SD: You also have a hilarious joke about how cats are on track to have more reproductive rights than women. Where do feminism and politics fit into your comedy?

LM: I don’t go out going, “I’m going to write this feminist joke,” it’s just what’s inside me. I’ve been in a male dominated field since I was 16. I’m acutely aware of where I fit in here. 

I ask: why does this matter to me? Why does this upset or annoy me? Why am I cycling and spinning out of control because I’m upset about this one idea? I start  to pull back the layers to figure out why it’s important to me. Sometimes the root of it is injustice. 

SD: What’s it like to be on stage joking about things people might not usually consider funny, like mental health or living with a disability? 

LM: There’s two ways to be a good comedian. a) joke about stuff nobody else is joking about, or b) joke about what other people are joking about, but in a unique way.

In general, I talk about what is important to me, and so that’s always going to be cats and mental illness. And, dyslexia, I deal with it every day. It’s a dialogue. I feel more connected to my audience when I’m honest and thoughtful about what I’m going through, rather than guessing what other people are going through.

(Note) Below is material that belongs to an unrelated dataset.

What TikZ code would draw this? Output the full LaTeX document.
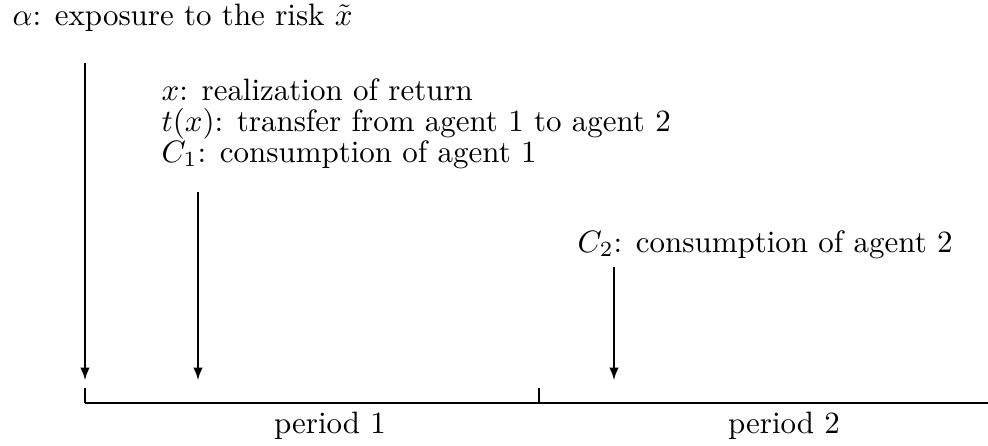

SD: Back to cats—What kinds of politics does your cat have? Is Pasta a feminist?

LM: Yeah, she is.

She’s a strong, independent woman who does whatever she wants. She will climb into anybody’s lap. I feel like if anybody is equal opportunity, it’s Pasta.


Sheena D is based in Brooklyn and dabbles in stand-up comedy and doodling. She divides her time between working in faculty development at The New School and managing a Black Heritage Center at the Brooklyn Public Library.